Sejumlah sejarawan Batak Toba dan Mandailing meyakini bahwa Parmalim sejatinya adalah komunitas Islam adat Batak yang secara paksa dipisahkan dari Islam formal demi kepentingan politik kolonial. Belanda khawatir, jika Islam berkembang di Toba, akan muncul perlawanan seperti di Aceh dan Minangkabau yang kala itu sudah melakukan jihad melawan kolonial.
Gelar Malim sendiri tetap lestari dalam tradisi masyarakat Batak Islam hingga kini. Di beberapa daerah Mandailing dan Barus, masih ditemukan keturunan ulama yang menyandang gelar kehormatan Malim di depan namanya.
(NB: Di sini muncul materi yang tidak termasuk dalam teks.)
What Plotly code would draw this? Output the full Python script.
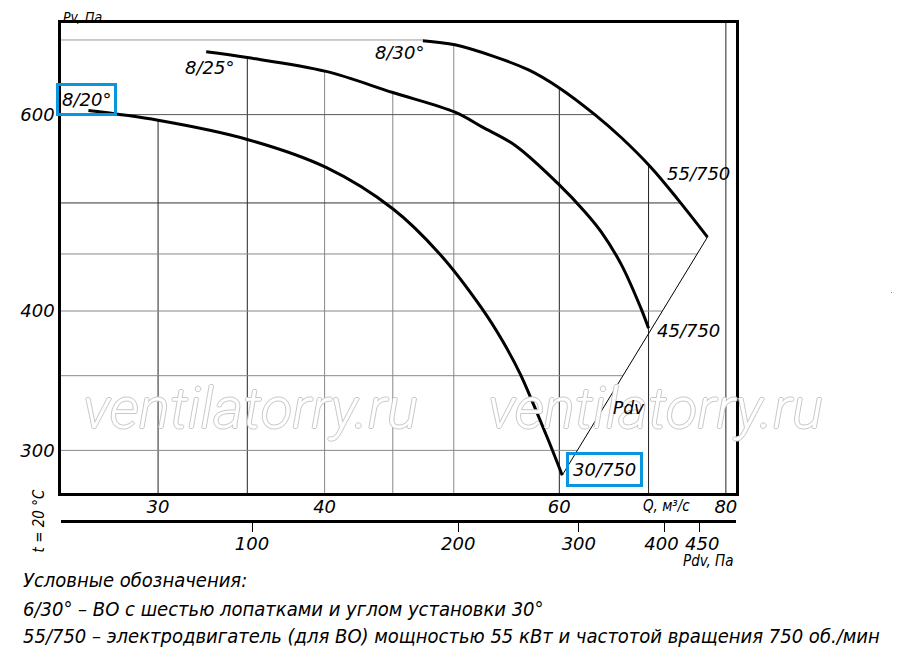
import numpy as np
import plotly.graph_objects as go

# fan curves, Q in m3/s, Pv in Pa
q_8_20 = [26.6, 30.0, 35.0, 40.1, 45.0, 48.8, 52.5, 54.4, 56.1, 57.5, 58.9, 60.3]
p_8_20 = [605, 593, 570, 538, 494, 450, 402, 376, 351, 328, 306, 285]

q_8_25 = [32.6, 35.0, 40.1, 45.0, 50.1, 52.5, 55.6, 60.0, 62.7, 64.5, 66.8, 69.1, 70.0]
p_8_25 = [683, 675, 656, 628, 603, 585, 563, 519, 491, 471, 440, 402, 386]

q_8_30 = [47.4, 50.1, 53.5, 56.9, 60.0, 63.8, 66.8, 70.3, 73.6, 77.5]
p_8_30 = [699, 693, 677, 658, 634, 600, 572, 538, 504, 466]

# dynamic pressure line between the motor points
q_pdv = [60.3, 77.5]
p_pdv = [285, 466]

q_ticks = [30, 40, 60, 80]
p_ticks = [300, 400, 600]
pdv_ticks = [100, 200, 300, 400, 450]
pdv_ticktext = ["100", "200", "300", "400\u00a0", "\u00a0450"]

q_grid = [30, 35, 40, 45, 50, 60, 70, 80]
p_grid = [300, 350, 400, 450, 500, 600, 700]

q_grid_col = ["#222", "#222", "#888", "#888", "#888", "#222", "#222", "#222"]
p_grid_col = ["#888", "#888", "#888", "#888", "#333", "#555", "#999"]

xr = [1.4043, 1.9107]
yr = [2.4388, 2.8603]
x2r = [1.7211, 2.7066]

curves = [(q_8_20, p_8_20), (q_8_25, p_8_25), (q_8_30, p_8_30)]

# upper envelope of the curves (for the top ends of the vertical grid)
def envelope(q):
    lq = np.log10(q)
    vals = []
    for cq, cp in curves:
        v = np.interp(lq, np.log10(cq), np.log10(cp), left=np.nan, right=np.nan)
        vals.append(v)
    vals = np.array(vals)
    if np.all(np.isnan(vals)):
        return 10 ** yr[1]
    return 10 ** np.nanmax(vals)

# right boundary: 8/30 curve then Pdv line down to the 30/750 point
bq = np.log10(q_8_30 + q_pdv[::-1])
bp = np.log10(p_8_30 + p_pdv[::-1])

def right_end(p):
    return 10 ** np.interp(np.log10(p), bp[::-1], bq[::-1])

fig = go.Figure()

for q, c in zip(q_grid, q_grid_col):
    fig.add_trace(go.Scatter(x=[q, q], y=[10 ** yr[0], envelope(q)], mode="lines",
                             line=dict(color=c, width=1), hoverinfo="skip"))
for p, c in zip(p_grid, p_grid_col):
    fig.add_trace(go.Scatter(x=[10 ** xr[0], right_end(p)], y=[p, p], mode="lines",
                             line=dict(color=c, width=1), hoverinfo="skip"))

fig.add_trace(go.Scatter(x=q_pdv, y=p_pdv, mode="lines",
                         line=dict(color="black", width=1), hoverinfo="skip"))
for cq, cp in curves:
    fig.add_trace(go.Scatter(x=cq, y=cp, mode="lines",
                             line=dict(color="black", width=3, shape="spline", smoothing=1.0),
                             hoverinfo="skip"))

# carrier for the Pdv scale
fig.add_trace(go.Scatter(x=[pdv_ticks[0], pdv_ticks[-1]], y=[300, 300], xaxis="x2", mode="markers",
                         marker=dict(opacity=0), hoverinfo="skip"))

ital = dict(family="DejaVu Sans", style="italic", size=18, color="black")
narrow = "DejaVu Sans Condensed, Liberation Sans Narrow, sans-serif"
blue = "#0a96dc"

# page body adds an 8px offset, so the figure is 8px smaller than the window
fig.update_layout(
    width=892, height=650,
    margin=dict(l=46, r=164, t=12, b=137),
    paper_bgcolor="white", plot_bgcolor="white",
    showlegend=False,
    xaxis=dict(type="log", range=xr, tickvals=q_ticks, ticktext=[str(v) for v in q_ticks],
               showgrid=False, zeroline=False, showline=True, mirror=True, linecolor="black",
               linewidth=2.5, ticks="", tickfont=ital, anchor="y", ticklabelstandoff=-4),
    yaxis=dict(type="log", range=yr, tickvals=p_ticks, ticktext=[str(v) for v in p_ticks],
               domain=[0.056, 1], showgrid=False, zeroline=False, showline=True, mirror=True,
               linecolor="black", linewidth=2.5, ticks="", tickfont=ital),
    xaxis2=dict(type="log", range=x2r, tickvals=pdv_ticks, ticktext=pdv_ticktext,
                overlaying="x", anchor="free", position=0, side="bottom", showgrid=False,
                zeroline=False, showline=True, linecolor="black", linewidth=2.5,
                ticks="outside", ticklen=9, tickwidth=1, tickcolor="black", tickfont=ital,
                tickangle=0, ticklabelstandoff=-3),
)

def note(text, x, y, size=18, family="DejaVu Sans", xanchor="center", **kw):
    fig.add_annotation(text=text, x=x, y=y, xref="paper", yref="paper", showarrow=False,
                       xanchor=xanchor, yanchor="middle",
                       font=dict(family=family, style="italic", size=size, color="black"), **kw)

# watermark
for wx in [0.280, 0.880]:
    fig.add_annotation(text="ventilatorry.ru", x=wx, y=0.2275, xref="paper", yref="paper",
                       showarrow=False, xanchor="center", yanchor="middle",
                       font=dict(family="Roboto", style="italic", weight=300, size=58, color="white",
                                 shadow="1px 0 0 #c8c8c8, -1px 0 0 #c8c8c8, 0 1px 0 #c8c8c8, 0 -1px 0 #c8c8c8"))

note("Pv, Па", 0.0, 1.012, size=14, family=narrow, xanchor="left")
note("8/20°", 0.038, 0.846, bordercolor=blue, borderwidth=3, borderpad=3)
note("8/25°", 0.220, 0.910)
note("8/30°", 0.5015, 0.940)
note("55/750", 0.944, 0.697)
note("45/750", 0.930, 0.383)
note("Pdv", 0.842, 0.2275, size=17)
note("30/750", 0.805, 0.104, bordercolor=blue, borderwidth=3, borderpad=4)
note("Q, м³/с", 0.897, 0.030, size=15, family=narrow)
note("Pdv, Па", 0.959, -0.080, size=15, family=narrow)
note("t = 20 °C", -0.032, 0.0, size=15, family=narrow, textangle=-90)
note("-", 1.232, 0.461, size=10, family=narrow)

legend_lines = [
    "Условные обозначения:",
    "6/30° – ВО с шестью лопатками и углом установки 30°",
    "55/750 – электродвигатель (для ВО) мощностью 55 кВт и частотой вращения 750 об./мин",
]
for txt, ly in zip(legend_lines, [-0.118, -0.176, -0.2315]):
    note(txt, -0.0587, ly, size=20, family=narrow, xanchor="left")

fig.write_html("out.html")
Meski begitu, di Toba istilah ini kemudian terasosiasi dengan agama adat setelah melalui manipulasi sejarah di masa kolonial.
Bukti lain yang memperkuat hubungan Parmalim dengan Islam adalah kisah-kisah tarombo atau silsilah Batak yang menyebut beberapa marga seperti Hasibuan, Nasution, dan Harahap telah memeluk Islam sejak abad ke-16. Bahkan sebagian pemuka Parmalim yang dicatat Belanda berasal dari marga-marga yang di daerah lain sudah lama memeluk Islam.
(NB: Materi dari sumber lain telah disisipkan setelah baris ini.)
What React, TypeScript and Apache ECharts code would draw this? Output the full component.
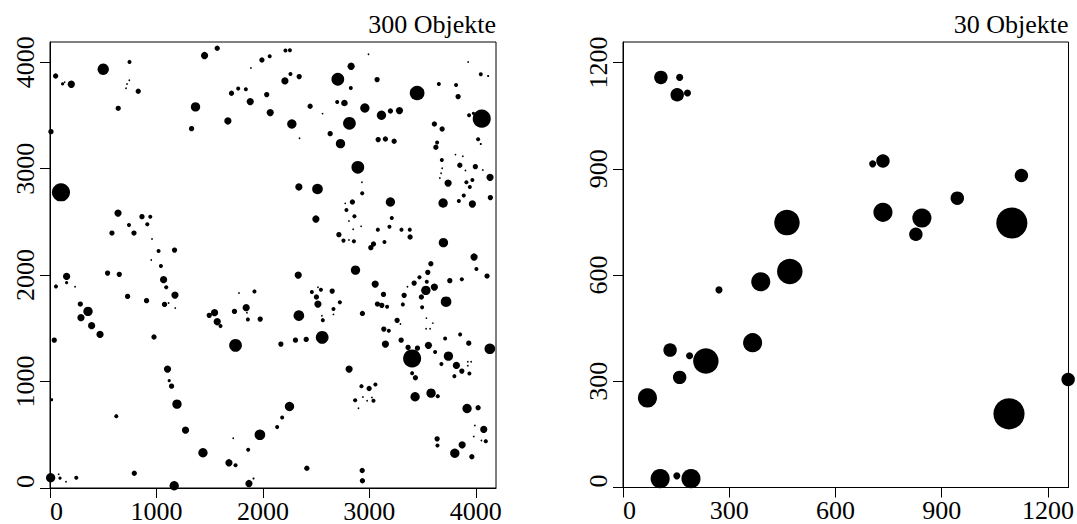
import React, { useEffect, useRef } from "react";
import * as echarts from "echarts";

const leftTitle = "300 Objekte";
const rightTitle = "30 Objekte";
const leftTicks = [0, 1000, 2000, 3000, 4000];
const rightTicks = [0, 300, 600, 900, 1200];
const leftExtent = 4190;
const rightExtent = 1258;

// [x, y, object radius] in data units
const leftPoints: number[][] = [
  [53, 3871, 25], [118, 3796, 15], [137, 3812, 8], [200, 3793, 34], [500, 3934, 53],
  [747, 4003, 19], [745, 3831, 8], [723, 3796, 8], [714, 3755, 8], [829, 3727, 25],
  [641, 3567, 25], [9, 3348, 25], [103, 2778, 85], [1452, 4063, 34], [1571, 4131, 25],
  [1991, 4021, 25], [2064, 4056, 19], [1887, 3946, 8], [1705, 3708, 25], [1768, 3752, 19],
  [1840, 3746, 19], [1881, 3630, 34], [2036, 3696, 25], [2069, 3527, 34], [1367, 3580, 44],
  [1671, 3448, 34], [1330, 3376, 25],
  [2212, 4110, 19], [2254, 4113, 19], [2992, 4075, 8], [2829, 3962, 34], [2259, 3890, 19],
  [2207, 3824, 34], [2341, 3865, 25], [2704, 3840, 60], [2826, 3758, 19], [3073, 3837, 25],
  [3449, 3711, 69], [3928, 4003, 8], [4047, 3887, 19], [4116, 3871, 10], [3653, 3796, 19],
  [3815, 3786, 19], [3834, 3677, 25], [2444, 3586, 25], [2560, 3517, 8], [2698, 3627, 19],
  [2766, 3617, 31], [2958, 3570, 44], [3114, 3502, 44], [3198, 3542, 25], [3283, 3546, 34],
  [2272, 3420, 44], [2813, 3426, 60], [2344, 3285, 8], [2632, 3329, 25], [2729, 3235, 44],
  [3083, 3273, 25], [3151, 3279, 25], [3233, 3257, 25], [3611, 3420, 25], [3684, 3373, 25],
  [3937, 3502, 19], [4056, 3470, 85], [3978, 3520, 15], [4022, 3276, 19], [4047, 3232, 10],
  [3637, 3245, 19], [3625, 3201, 25], [2892, 3013, 60], [3681, 3081, 19], [3809, 3132, 8],
  [3878, 3116, 8], [3850, 3032, 25], [3996, 3019, 25], [3903, 2982, 8], [4066, 2987, 8],
  [3684, 3003, 8], [3674, 2956, 8], [3662, 2912, 8], [4134, 2919, 34], [3740, 2865, 34],
  [3912, 2872, 19], [3968, 2893, 19], [3944, 2828, 19], [2338, 2828, 34], [2513, 2809, 50],
  [2930, 2872, 8],
  [639, 2583, 34], [864, 2549, 25], [942, 2549, 19], [742, 2470, 19], [914, 2477, 19],
  [582, 2395, 25], [789, 2395, 25], [958, 2339, 8], [1020, 2226, 19], [1170, 2235, 25],
  [951, 2141, 8], [1042, 2085, 19], [156, 1988, 34], [156, 1929, 15], [56, 1894, 19],
  [235, 1891, 8], [541, 2019, 25], [651, 2007, 25], [1067, 1957, 34], [1092, 1885, 19],
  [729, 1800, 25], [907, 1760, 25], [1174, 1812, 34], [1076, 1725, 25], [1114, 1737, 8],
  [1177, 1690, 8], [285, 1728, 25], [357, 1659, 44], [291, 1600, 34], [391, 1525, 34],
  [470, 1443, 34], [40, 1389, 25], [977, 1418, 25], [1496, 1622, 25], [1546, 1647, 34],
  [1571, 1562, 34], [1602, 1521, 19], [1733, 1659, 25], [1775, 1831, 8], [1921, 1847, 19],
  [1843, 1694, 34], [1850, 1647, 8], [1859, 1584, 19], [1975, 1587, 25], [1743, 1340, 60],
  [2933, 2768, 19], [2841, 2687, 25], [2773, 2674, 8], [2785, 2611, 19], [2860, 2552, 19],
  [2808, 2508, 8], [2848, 2430, 8], [2923, 2458, 8], [2714, 2380, 25], [2757, 2324, 19],
  [2808, 2329, 8], [2855, 2317, 19], [2498, 2527, 34], [3198, 2687, 44], [3211, 2536, 19],
  [3189, 2455, 19], [3080, 2427, 19], [3302, 2427, 19], [3380, 2427, 19], [3383, 2358, 25],
  [3142, 2311, 19], [3039, 2292, 25], [3014, 2258, 25], [3693, 2677, 44], [3841, 2696, 19],
  [3887, 2747, 19], [3968, 2668, 34], [4137, 2728, 25], [3696, 2305, 44], [3984, 2170, 34],
  [4006, 2057, 19], [4106, 1991, 25], [2870, 2047, 44], [2332, 2000, 34], [3578, 2107, 25],
  [3549, 2026, 25], [3471, 1979, 19], [3421, 1925, 25], [3358, 1891, 8], [3540, 1938, 19],
  [3611, 1888, 34], [3531, 1857, 44], [3489, 1794, 25], [3721, 1750, 50], [3756, 1948, 25],
  [3869, 1960, 19], [3055, 1916, 34], [3133, 1819, 25], [3327, 1810, 25], [3315, 1725, 19],
  [3496, 1697, 19], [2517, 1885, 8], [2545, 1863, 19], [2460, 1841, 19], [2651, 1850, 25],
  [2503, 1794, 25], [2517, 1728, 34], [2723, 1744, 19], [2663, 1681, 19], [2663, 1631, 8],
  [3076, 1728, 25], [3117, 1716, 25], [3167, 1703, 19], [2935, 1640, 25], [2338, 1619, 50],
  [2554, 1619, 8], [2563, 1577, 19], [3261, 1575, 25], [3292, 1540, 8], [3536, 1596, 8],
  [3596, 1549, 8], [3533, 1496, 8], [3571, 1496, 8], [3136, 1493, 25], [3183, 1478, 19],
  [2557, 1415, 60], [2306, 1389, 25], [2407, 1396, 25], [3299, 1389, 25], [3712, 1405, 19],
  [3853, 1443, 19],
  [1104, 1117, 34], [1120, 1008, 15], [1142, 957, 25], [1193, 788, 44], [15, 829, 15],
  [623, 675, 19], [1273, 543, 34], [1437, 331, 44], [1721, 468, 8], [1862, 359, 19],
  [1972, 500, 50], [1681, 237, 34], [1743, 214, 19], [1869, 42, 34], [1912, 89, 10],
  [792, 139, 25], [1167, 21, 44], [6, 96, 44], [81, 130, 8], [94, 92, 15],
  [150, 58, 8], [247, 96, 19],
  [2169, 1352, 25], [3151, 1352, 34], [3364, 1321, 25], [3452, 1314, 25], [3402, 1217, 85],
  [3555, 1340, 34], [3618, 1277, 19], [3743, 1239, 44], [3934, 1361, 25], [4132, 1308, 50],
  [3677, 1164, 19], [3818, 1152, 34], [3869, 1098, 25], [3799, 1051, 19], [3940, 1076, 19],
  [3925, 1186, 8], [3956, 1186, 8], [3925, 1149, 8], [3402, 1079, 19], [3433, 1036, 25],
  [2810, 1117, 34], [2926, 957, 19], [2998, 935, 25], [3057, 973, 19], [2867, 825, 19],
  [2939, 854, 8], [2979, 820, 8], [3024, 851, 8], [3039, 820, 19], [2898, 750, 8],
  [3430, 857, 44], [3580, 891, 44], [3643, 863, 19], [3918, 747, 44], [4022, 754, 25],
  [2250, 766, 44], [2181, 663, 19], [2134, 572, 19], [3991, 588, 8], [4075, 550, 34],
  [3981, 484, 8], [4053, 447, 8], [4094, 440, 19], [3637, 462, 25], [3640, 400, 19],
  [3872, 406, 34], [3803, 327, 44], [3963, 293, 25], [2413, 186, 25], [2933, 165, 25],
  [2935, 68, 25],
];

const rightPoints: number[][] = [
  [107, 1158, 19], [160, 1158, 10], [153, 1109, 19], [182, 1114, 10], [463, 748, 36],
  [471, 610, 36], [389, 581, 27], [271, 558, 10], [366, 409, 27], [133, 388, 19],
  [188, 372, 10], [234, 357, 36], [160, 311, 19], [69, 253, 27], [105, 25, 27],
  [152, 33, 10], [192, 25, 27], [734, 922, 19], [705, 914, 10], [1125, 881, 19],
  [944, 817, 19], [734, 777, 27], [844, 761, 27], [827, 715, 19], [1098, 747, 44],
  [1090, 208, 44], [1257, 305, 19],
];

const FONT = "'Liberation Serif', 'Times New Roman', 'DejaVu Serif', serif";
const FS = 26;

const leftGrid = { left: 50, top: 42, width: 446, height: 446.5 };
const rightGrid = { left: 623, top: 42, width: 445.5, height: 445.5 };

function makeAxis(dim: "x" | "y", gridIndex: number, max: number, ticks: number[]) {
  return {
    type: "value",
    gridIndex,
    min: 0,
    max,
    interval: ticks[1] - ticks[0],
    axisLine: { show: true, onZero: false, lineStyle: { color: "#000", width: 1 } },
    axisTick: {
      show: true,
      inside: false,
      length: 10,
      customValues: ticks,
      lineStyle: { color: "#000", width: 1 },
    },
    axisLabel: {
      show: true,
      customValues: ticks,
      formatter: (v: number) => String(v),
      margin: dim === "x" ? 10 : 12,
      rotate: dim === "y" ? 90 : 0,
      color: "#000",
      fontFamily: FONT,
      fontSize: FS,
      alignMinLabel: "left",
    },
    splitLine: { show: false },
  };
}

export default function App() {
  const ref = useRef<HTMLDivElement>(null);
  useEffect(() => {
    if (!ref.current) return;
    const chart = echarts.init(ref.current, undefined, { renderer: "svg" });
    const leftScale = leftGrid.width / leftExtent;
    const rightScale = rightGrid.width / rightExtent;
    chart.setOption({
      animation: false,
      backgroundColor: "#fff",
      title: [
        {
          text: leftTitle,
          right: 1077 - (leftGrid.left + leftGrid.width),
          top: 11,
          padding: 0,
          textStyle: { fontFamily: FONT, fontSize: FS, fontWeight: "normal", color: "#000" },
        },
        {
          text: rightTitle,
          right: 1077 - (rightGrid.left + rightGrid.width),
          top: 11,
          padding: 0,
          textStyle: { fontFamily: FONT, fontSize: FS, fontWeight: "normal", color: "#000" },
        },
      ],
      grid: [
        { ...leftGrid, show: true, borderColor: "#000", borderWidth: 1, backgroundColor: "transparent" },
        { ...rightGrid, show: true, borderColor: "#000", borderWidth: 1, backgroundColor: "transparent" },
      ],
      xAxis: [makeAxis("x", 0, leftExtent, leftTicks), makeAxis("x", 1, rightExtent, rightTicks)],
      yAxis: [makeAxis("y", 0, leftExtent, leftTicks), makeAxis("y", 1, rightExtent, rightTicks)],
      series: [
        {
          type: "scatter",
          xAxisIndex: 0,
          yAxisIndex: 0,
          data: leftPoints,
          symbol: "circle",
          symbolSize: (v: number[]) => 2 * v[2] * leftScale,
          itemStyle: { color: "#000", opacity: 1 },
          clip: false,
          silent: true,
        },
        {
          type: "scatter",
          xAxisIndex: 1,
          yAxisIndex: 1,
          data: rightPoints,
          symbol: "circle",
          symbolSize: (v: number[]) => 2 * v[2] * rightScale,
          itemStyle: { color: "#000", opacity: 1 },
          clip: false,
          silent: true,
        },
      ],
    });
    return () => chart.dispose();
  }, []);
  return (
    <div
      ref={ref}
      style={{ position: "absolute", left: 0, top: 0, width: 1077, height: 524, background: "#fff" }}
    />
  );
}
Dalam buku kontroversial Tuanku Rao karya Mangaradja Onggang Parlindungan disebutkan bahwa Islam sempat berkembang kuat di wilayah Toba sebelum masuknya zending. Ia mencatat bahwa gelar Malim di kalangan Batak merupakan istilah untuk ulama dan orang alim. Buku ini menyoroti adanya distorsi sejarah yang dilakukan Belanda dan zending untuk membatasi penyebaran Islam di Batak Toba.
Beberapa antropolog modern seperti Anthony Reid dan Denys Lombard pun mengakui adanya jejak Islam yang kuat di Barus dan Mandailing. Namun mereka menyebut penyebarannya ke wilayah Toba terhambat oleh kondisi geografis dan ketegangan politik antar kerajaan Batak. Kolonial Belanda lalu memanfaatkan situasi ini untuk memperkuat misi Kristen.
Dalam catatan Belanda, Parmalim mulai diresmikan sebagai agama adat Batak setelah 1912. Sejak itu, gelar Malim pun perlahan lepas dari asosiasi Islam. Masyarakat Parmalim tetap memelihara tradisi lama, namun tidak lagi diperkenankan mengikuti syariat Islam formal. Sementara istilah Malim di wilayah Islam Sumatra tetap menjadi gelar kehormatan ulama hingga kini.
Hingga kini, sejarah gelar Malim masih menjadi bahan perdebatan di kalangan sejarawan Batak dan Nusantara. Sebagian meyakini bahwa Parmalim adalah jejak komunitas Muslim adat Batak. Sementara di kalangan akademisi Eropa, Parmalim tetap dikategorikan sebagai kepercayaan animistik yang mendapat pengaruh Islam.
Namun di Mandailing, Angkola, dan Barus, tak ada keraguan soal makna gelar Malim. Istilah itu sejak dahulu berarti ulama, tokoh agama, dan orang alim Islam. Bahkan sampai saat ini, sebagian keturunan Hasibuan dan Nasution masih menyebut ulama tua mereka sebagai Malim Leman, Malim Rahim, atau Malim Pahlawan.
Keberadaan istilah ini menjadi bukti kuat bahwa Islam telah lebih dulu berakar di Sumatra sebelum masa kolonial. Perjalanan sejarah gelar Malim dan komunitas Parmalim di Toba menjadi cermin bagaimana politik kolonial mengubah struktur keagamaan demi kepentingan kekuasaan.
Sejarawan menyebut pentingnya menggali ulang naskah-naskah lokal, tarombo Batak, serta batu nisan tua di Barus dan pesisir Sumatra. Semua itu dapat mengungkap kembali sejarah gelar Malim yang selama ini disamarkan oleh narasi kolonial dan zending.
Generasi muda Batak kini mulai tertarik mengkaji asal-usul Parmalim dan gelar Malim. Diskusi terbuka pun terus bermunculan, membahas kemungkinan adanya jejak Islam dalam kepercayaan adat Batak. Sejarah Malim adalah potongan penting dalam mozaik peradaban Islam di Sumatra yang layak ditelusuri lebih jauh.